A Completely Uncoded Message

     If you’re not aware of them, the Electronic Frontier Foundation is one of the few organizations actively fighting for freedom of communication in today’s media, especially the Internet. They’ve made the unearthing, publicizing, and combating of threats to communications freedom and privacy their sole priority. They’re very good at it.

     So when the EFF publicizes a new threat, we should pay attention:

     A group of lawmakers led by Sen. Richard Blumenthal (D-CT) and Sen. Lindsey Graham (R-SC) have re-introduced the EARN IT Act, an incredibly unpopular bill from 2020 that was dropped in the face of overwhelming opposition. Let’s be clear: the new EARN IT Act would pave the way for a massive new surveillance system, run by private companies, that would roll back some of the most important privacy and security features in technology used by people around the globe. It’s a framework for private actors to scan every message sent online and report violations to law enforcement. And it might not stop there. The EARN IT Act could ensure that anything hosted online—backups, websites, cloud photos, and more—is scanned.

     The bill empowers every U.S. state or territory to create sweeping new Internet regulations, by stripping away the critical legal protections for websites and apps that currently prevent such a free-for-all—specifically, Section 230. The states will be allowed to pass whatever type of law they want to hold private companies liable, as long as they somehow relate their new rules to online child abuse.

     The goal is to get states to pass laws that will punish companies when they deploy end-to-end encryption, or offer other encrypted services. This includes messaging services like WhatsApp, Signal, and iMessage, as well as web hosts like Amazon Web Services. We know that EARN IT aims to spread the use of tools to scan against law enforcement databases because the bill’s sponsors have said so. In a “Myths and Facts” document distributed by the bill’s proponents, it even names the government-approved software that they could mandate (PhotoDNA, a Microsoft program with an API that reports directly to law enforcement databases).

     Please read the whole article. (Try to stay calm during and after the ordeal.) So you thought the invasions of digital privacy would halt with the discovery of the NSA’s massive call-recording setup, eh? Think again.

     Note that the EARN IT bill has support both from Democrats and from Republicans. Despite its plain unConstitutionality and its apparent unpopularity the first time around, it appears ready for a rematch.

     EARN IT should be a wake-up call for anyone who’s assumed that the Republicans are reliable friends of freedom and Constitutional government. The indications are that the GOP is as interested in these new surveillance powers as the Democrats. Many will scratch their heads over this, though the underlying dynamic appears plain enough.

     Knowledge of what people are thinking and saying is valuable to the maintenance of power generally. This is especially true today, when any comment can result in being besieged by the militants of “cancel culture.” (Anyone who doubts this should consult James Watson, Lawrence Summers, and Gina Carano.) Don’t imagine that the Establishment Right is less interested than the Left in such an ability. Just now, the GOP looks set to regain control of Congress; the ability to peer into anyone’s communications stream would allow themselves to cement themselves into Congressional hegemony. The Democrats are probably thinking that that ability could help them to maintain their grip on power, as well. That one or the other must be mistaken doesn’t really matter.

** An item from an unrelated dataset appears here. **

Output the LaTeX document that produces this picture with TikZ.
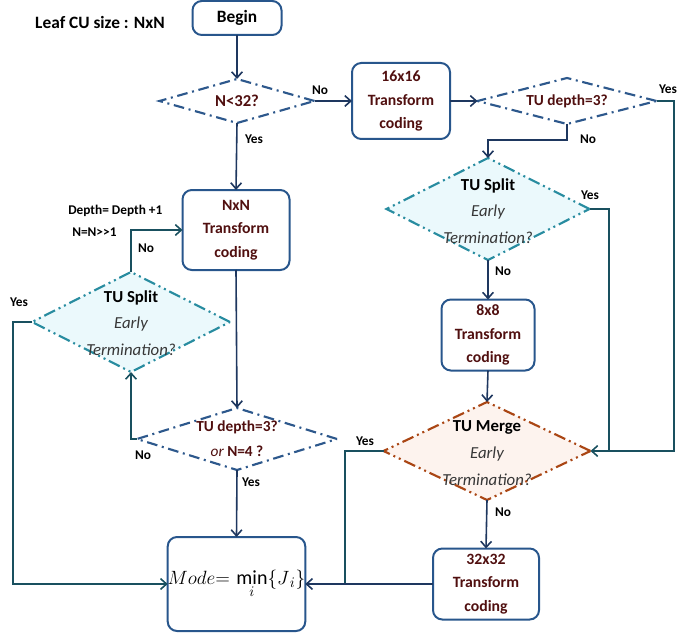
\documentclass[tikz,border=0pt]{standalone}
\usepackage{fontspec}
\setmainfont{Carlito}
\usetikzlibrary{shapes.geometric,arrows.meta}
\definecolor{boxblue}{RGB}{40,86,140}
\definecolor{diablue}{RGB}{45,88,140}
\definecolor{tealline}{RGB}{40,140,160}
\definecolor{tealfill}{RGB}{235,249,252}
\definecolor{brownline}{RGB}{170,70,20}
\definecolor{brownfill}{RGB}{253,243,238}
\definecolor{navy}{RGB}{30,55,95}
\definecolor{darkteal}{RGB}{25,80,95}
\definecolor{maroon}{RGB}{80,15,15}
\definecolor{termgray}{RGB}{55,55,55}
\begin{document}
\begin{tikzpicture}[x=0.75pt,y=-0.75pt,
  box/.style={draw=boxblue, line width=1.5pt, rounded corners=7pt, fill=white,
    inner sep=0pt, outer sep=0pt, align=center, text=maroon,
    font=\bfseries\fontsize{11.8}{17.6}\selectfont},
  bluedia/.style={diamond, draw=diablue, fill=white, line width=1.6pt,
    dash pattern=on 8pt off 3.5pt on 1.5pt off 3.5pt, inner sep=0pt, outer sep=0pt},
  tealdia/.style={diamond, draw=tealline, fill=tealfill, line width=1.6pt,
    dash pattern=on 9pt off 3pt on 1.5pt off 3pt on 1.5pt off 3pt, inner sep=0pt, outer sep=0pt},
  browndia/.style={diamond, draw=brownline, fill=brownfill, line width=1.6pt,
    dash pattern=on 9pt off 3pt on 1.5pt off 3pt on 1.5pt off 3pt, inner sep=0pt, outer sep=0pt},
  qtext/.style={align=center, text=maroon, font=\bfseries\fontsize{11.5}{18.5}\selectfont, inner sep=0pt},
  ettext/.style={align=center, font=\fontsize{12.6}{20}\selectfont, inner sep=0pt},
  conn/.style={draw=navy, line width=1.2pt},
  arr/.style={-{Straight Barb[length=4.5pt,width=8pt]}},
  tconn/.style={draw=darkteal, line width=1.2pt},
  lbl/.style={font=\bfseries\fontsize{10}{12}\selectfont, inner sep=0pt}
]
\useasboundingbox (0,0) rectangle (697,635);

% title
\node[font=\bfseries\fontsize{13}{15}\selectfont, inner sep=0pt] (leaf) at (100,22) {Leaf CU size : NxN};

% boxes
\node[box, minimum width=66.75pt, minimum height=25.5pt, text=black,
  font=\bfseries\fontsize{13}{15}\selectfont] (begin) at (237,18) {Begin};
\node[box, minimum width=80.25pt, minimum height=60pt] (nxn) at (236,230) {NxN\\Transform\\coding};
\node[box, minimum width=73.5pt, minimum height=57pt] (b16) at (401,101) {16x16\\Transform\\coding};
\node[box, minimum width=69.75pt, minimum height=53.25pt] (b8) at (488,335) {8x8\\Transform\\coding};
\node[box, minimum width=79.5pt, minimum height=53.25pt] (b32) at (486,584) {32x32\\Transform\\coding};
\node[box, minimum width=102.75pt, minimum height=70.5pt, text=black,
  font=\fontsize{15}{18}\selectfont] (mode) at (236.5,584) {$Mode{=}\,\min\limits_{i}\{J_{\,i}\}$};

% diamonds
\node[bluedia, minimum width=116.25pt, minimum height=33pt] (n32) at (237,101) {};
\node[qtext, font=\bfseries\fontsize{12.5}{15}\selectfont] (n32t) at (n32) {N<32?};
\node[bluedia, minimum width=134.25pt, minimum height=34.5pt] (td2) at (567,101) {};
\node[qtext] (td2t) at (td2) {TU depth=3?};
\node[bluedia, minimum width=150pt, minimum height=46.5pt] (td1) at (237,439) {};
\node[qtext] (td1t) at (td1) {TU depth=3?\\{\mdseries\itshape or} N=4 ?};

\node[tealdia, minimum width=148.5pt, minimum height=75pt] (ts1) at (131,322) {};
\node[ettext] (ts1t) at (131,323) {{\bfseries TU Split}\\{\itshape\color{termgray}Early}\\{\itshape\color{termgray}Termination?}};
\node[tealdia, minimum width=152.25pt, minimum height=76.5pt] (ts2) at (488,209) {};
\node[ettext] (ts2t) at (488,211) {{\bfseries TU Split}\\{\itshape\color{termgray}Early}\\{\itshape\color{termgray}Termination?}};
\node[browndia, minimum width=155.25pt, minimum height=73.5pt] (tm) at (487,451) {};
\node[ettext] (tmt) at (487,453) {{\bfseries TU Merge}\\{\itshape\color{termgray}Early}\\{\itshape\color{termgray}Termination?}};

% coordinates for bends / joins
\coordinate (c5) at (674,451);
\coordinate (j1) at (609,451);
\coordinate (j2) at (345,584);
\coordinate (c6) at (488,140);
\coordinate (c17) at (13,584);

% connectors
\draw[conn,arr] (begin.south) -- (n32.north);
\draw[conn,arr] (n32.east) -- (b16.west);
\draw[conn,arr] (n32.south) -- (nxn.north);
\draw[conn,arr] (b16.east) -- (td2.west);
\draw[tconn,arr] (td2.east) -| (c5) -- (tm.east);
\draw[conn,arr] (td2.south) |- (c6) -- (ts2.north);
\draw[tconn] (ts2.east) -| (j1);
\draw[conn,arr] (ts2.south) -- (b8.north);
\draw[conn,arr] (b8.south) -- (tm.north);
\draw[conn,arr] (tm.south) -- (b32.north);
\draw[tconn] (tm.west) -| (j2);
\draw[conn,arr] (b32.west) -- (mode.east);
\draw[conn,arr] (nxn.south) -- (td1.north);
\draw[conn,arr] (td1.south) -- (mode.north);
\draw[tconn,arr] (td1.west) -| (ts1.south);
\draw[tconn,arr] (ts1.north) |- (nxn.west);
\draw[tconn,arr] (ts1.west) -| (c17) -- (mode.west);

% labels
\node[lbl] (l1) at (320,90) {No};
\node[lbl] (l2) at (254,139) {Yes};
\node[lbl, anchor=west] (l3) at (68,211) {Depth= Depth +1};
\node[lbl, anchor=west] (l4) at (72,232) {N=N>{}>1};
\node[lbl] (l5) at (146,248) {No};
\node[lbl] (l6) at (19,302) {Yes};
\node[lbl] (l7) at (143,455) {No};
\node[lbl] (l8) at (251,482) {Yes};
\node[lbl] (l9) at (668,89) {Yes};
\node[lbl] (l10) at (588,139) {No};
\node[lbl] (l11) at (590,195) {Yes};
\node[lbl] (l12) at (503,271) {No};
\node[lbl] (l13) at (365,441) {Yes};
\node[lbl] (l14) at (503,512) {No};
\end{tikzpicture}
\end{document}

     In our post-Constitutional era, gambits such as EARN IT are beyond enumeration. Everyone in politics is looking for a “wonder weapon” the possession of which would guarantee enduring dominance in Washington. What usually retards them is suspicion. When the Democrats propose a new power for the federal government, the Republicans will normally suspect their motives and form a wall against it. The same is true with the parties reversed. But with some proposed powers, such as those in EARN IT, both can take an interest, especially when control of Congress appears up for grabs.

     Just as the repeal of Prohibition didn’t do away with federal oversight of alcoholic beverages, should EARN IT be enacted and signed by whoever is sitting in the Oval Office, the power it creates will never, ever go away. Both parties would find it too useful. What remains of communications privacy will vanish. Surveillance America would be here at last. And of course, it would all be “for the children.”

     Say, how about a bill that would make proposing new federal powers “for the children” a capital crime? I could get behind that one.

2 comments

    • Trotsky's Icepick on February 5, 2022 at 12:34 PM

    Grand Old Politburo=Fellow Travelers.

  1. I’m proud to have been EFF’s 3rd employee back in 1989-90.